If you own a dog, enjoy travel writing or have an interest in North America, I can thoroughly recommend Travels With Macy.
It is enlightening, witty, involving - and extremely well written. It tells the story of the author's journey round rural and small-town North America, broadly following the route taken by Steinbeck in his 1962 classic, Travels With Charley. For transport, Fogle chose an iconic thirty-year-old GMC motorhome, and for company his adored - and adorable - golden retriever Macy. Their adventures are recounted with the exuberance of Macy herself, and after covering 10,000 miles in the author's easy company I felt that I had gained a new insight into the rich diversity of a continent which is often surprisingly - and in a nice way - out of step with the march of time.

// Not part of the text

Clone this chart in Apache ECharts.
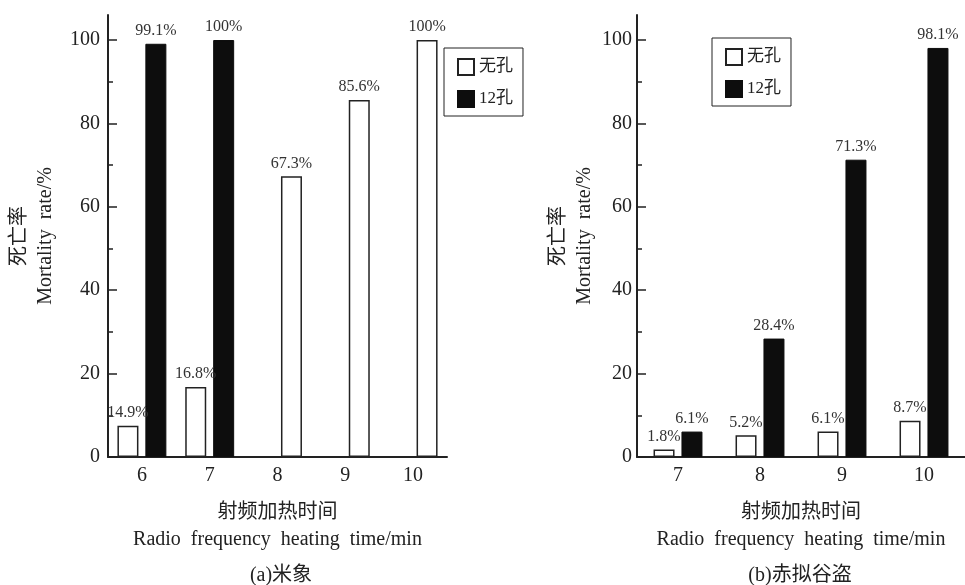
<!DOCTYPE html>
<html>
<head>
<meta charset="utf-8">
<title>死亡率</title>
<script src="https://cdn.jsdelivr.net/npm/echarts@6/dist/echarts.min.js"></script>
<style>
  html, body { margin: 0; padding: 0; background: #fff; }
  #chart { width: 965px; height: 585px; }
</style>
</head>
<body>
<div id="chart"></div>
<script>
// (a)米象
const leftCategories = ["6", "7", "8", "9", "10"];
const leftNoHoleValues = [7.5, 16.8, 67.3, 85.6, 100];
const leftNoHoleLabels = ["14.9%", "16.8%", "67.3%", "85.6%", "100%"];
const leftHoleValues = [99.1, 100, null, null, null];
const leftHoleLabels = ["99.1%", "100%", "", "", ""];
// (b)赤拟谷盗
const rightCategories = ["7", "8", "9", "10"];
const rightNoHoleValues = [1.8, 5.2, 6.1, 8.7];
const rightHoleValues = [6.1, 28.4, 71.3, 98.1];
// 纵轴刻度
const yTicks = [0, 20, 40, 60, 80, 100];
const yMinorTicks = [10, 30, 50, 70, 90];
const legendNames = ["无孔", "12孔"];

const FONT = '"Liberation Serif", "Noto Sans CJK SC", serif';
const INK = "#222";
const whiteStyle = { color: "#fff", borderColor: INK, borderWidth: 1.5 };
const blackStyle = { color: "#0d0d0d", borderColor: "#0d0d0d", borderWidth: 1 };

(() => {
  const chart = echarts.init(document.getElementById("chart"));
  chart.setOption({
    animation: false,
    backgroundColor: "#fff",
    textStyle: { fontFamily: FONT, color: INK },
    grid: [
      { left: 108, top: 15, width: 339, height: 442 },
      { left: 637, top: 15, width: 336, height: 442 },
    ],
    xAxis: [configXAxis(0, leftCategories), configXAxis(1, rightCategories)],
    yAxis: [
      configYAxis(0, 49, 8),
      configMinorYAxis(0),
      configYAxis(1, 39, 5),
      configMinorYAxis(1),
    ],
    legend: [configLegend(444, 48), configLegend(712, 38)],
    series: [...configLeftSeries(), ...configRightSeries()],
    graphic: [
      configCaption(281, 576, "(a)米象"),
      configCaption(800, 576, "(b)赤拟谷盗"),
    ],
  });
})();

// 横轴
function configXAxis(gridIndex, data) {
  return {
    type: "category",
    gridIndex: gridIndex,
    data: data,
    axisTick: { show: false },
    axisLine: { lineStyle: { color: INK, width: 2 } },
    axisLabel: { color: INK, fontSize: 20, fontFamily: FONT, margin: 9 },
    name: "射频加热时间\nRadio  frequency  heating  time/min",
    nameLocation: "middle",
    nameGap: 42,
    nameTextStyle: {
      color: INK,
      fontSize: 20,
      lineHeight: 27,
      fontFamily: FONT,
    },
  };
}

// 纵轴（主刻度）
function configYAxis(gridIndex, nameGap, labelMargin) {
  return {
    type: "value",
    gridIndex: gridIndex,
    position: "left",
    min: 0,
    max: 106,
    splitLine: { show: false },
    axisLine: { show: true, lineStyle: { color: INK, width: 2 } },
    axisTick: {
      show: true,
      inside: true,
      length: 9,
      customValues: yTicks,
      lineStyle: { color: INK, width: 1.5 },
    },
    axisLabel: {
      customValues: yTicks,
      color: INK,
      fontSize: 20,
      fontFamily: FONT,
      margin: labelMargin,
    },
    name: "死亡率\nMortality  rate/%",
    nameLocation: "middle",
    nameRotate: 90,
    nameGap: nameGap,
    nameTextStyle: {
      color: INK,
      fontSize: 20,
      lineHeight: 26,
      fontFamily: FONT,
    },
  };
}

// 纵轴（次刻度）
function configMinorYAxis(gridIndex) {
  return {
    type: "value",
    gridIndex: gridIndex,
    position: "left",
    offset: 0,
    min: 0,
    max: 106,
    splitLine: { show: false },
    axisLine: { show: false },
    axisLabel: { show: false },
    axisTick: {
      show: true,
      inside: true,
      length: 5,
      customValues: yMinorTicks,
      lineStyle: { color: INK, width: 1.5 },
    },
  };
}

function configLegend(left, top) {
  return {
    left: left,
    top: top,
    orient: "vertical",
    data: legendNames,
    icon: "rect",
    itemWidth: 16,
    itemHeight: 16,
    itemGap: 14,
    borderColor: INK,
    borderWidth: 1,
    padding: [10, 10, 8, 13],
    textStyle: { color: INK, fontSize: 17, fontFamily: FONT },
  };
}

function labelOption(formatter) {
  return {
    show: true,
    position: "top",
    distance: 5,
    color: "#333",
    fontSize: 16,
    fontFamily: FONT,
    formatter: formatter,
  };
}

// 左图：8~10 min 只有无孔，放在 12孔 的位置上
function configLeftSeries() {
  const pairedNoHole = leftNoHoleValues.map((v, i) =>
    leftHoleValues[i] == null ? null : v
  );
  const singleNoHole = leftNoHoleValues.map((v, i) =>
    leftHoleValues[i] == null ? v : null
  );
  const noHoleLabel = labelOption((p) => leftNoHoleLabels[p.dataIndex]);
  return [
    {
      name: "无孔",
      type: "bar",
      xAxisIndex: 0,
      yAxisIndex: 0,
      data: pairedNoHole,
      barWidth: 21,
      itemStyle: whiteStyle,
      label: noHoleLabel,
    },
    {
      name: "12孔",
      type: "bar",
      xAxisIndex: 0,
      yAxisIndex: 0,
      stack: "slot",
      data: leftHoleValues,
      barWidth: 21,
      itemStyle: blackStyle,
      label: labelOption((p) => leftHoleLabels[p.dataIndex]),
    },
    {
      name: "无孔",
      type: "bar",
      xAxisIndex: 0,
      yAxisIndex: 0,
      stack: "slot",
      data: singleNoHole,
      barWidth: 21,
      barGap: "33%",
      itemStyle: whiteStyle,
      label: noHoleLabel,
    },
  ];
}

// 右图
function configRightSeries() {
  const percent = labelOption((p) => p.value + "%");
  return [
    {
      name: "无孔",
      type: "bar",
      xAxisIndex: 1,
      yAxisIndex: 2,
      data: rightNoHoleValues,
      barWidth: 21,
      itemStyle: whiteStyle,
      label: percent,
    },
    {
      name: "12孔",
      type: "bar",
      xAxisIndex: 1,
      yAxisIndex: 2,
      data: rightHoleValues,
      barWidth: 21,
      barGap: "33%",
      itemStyle: blackStyle,
      label: percent,
    },
  ];
}

function configCaption(x, y, text) {
  return {
    type: "text",
    x: x,
    y: y,
    style: {
      text: text,
      fill: INK,
      font: "20px " + FONT,
      textAlign: "center",
      textVerticalAlign: "middle",
    },
  };
}
</script>
</body>
</html>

'Is there anything better', says Fogle, 'than bacon and eggs, buttered toast and dark coffee, all by yourself on a cloudless morning, on a mountain top under the big blue sky of Montana?' Well, no. This is one of so many passages where I found myself nodding, and smiling. Along the way, Fogle talks freely to the people he meets, itinerants like himself in RV camps and pull-offs, farmers, pump attendants and fellow dog-lovers; and it says much about the man that he finds these people almost universally giving, of their stories, their politics and, strikingly, their hospitality, in return.
Towards the end of the book Fogle says, 'I hadn't expected to fall in love', and although he's referring specifically to the charms of Northern New Mexico, he also means the continent at large, the place of his birth, and if I understand him correctly - 'home'.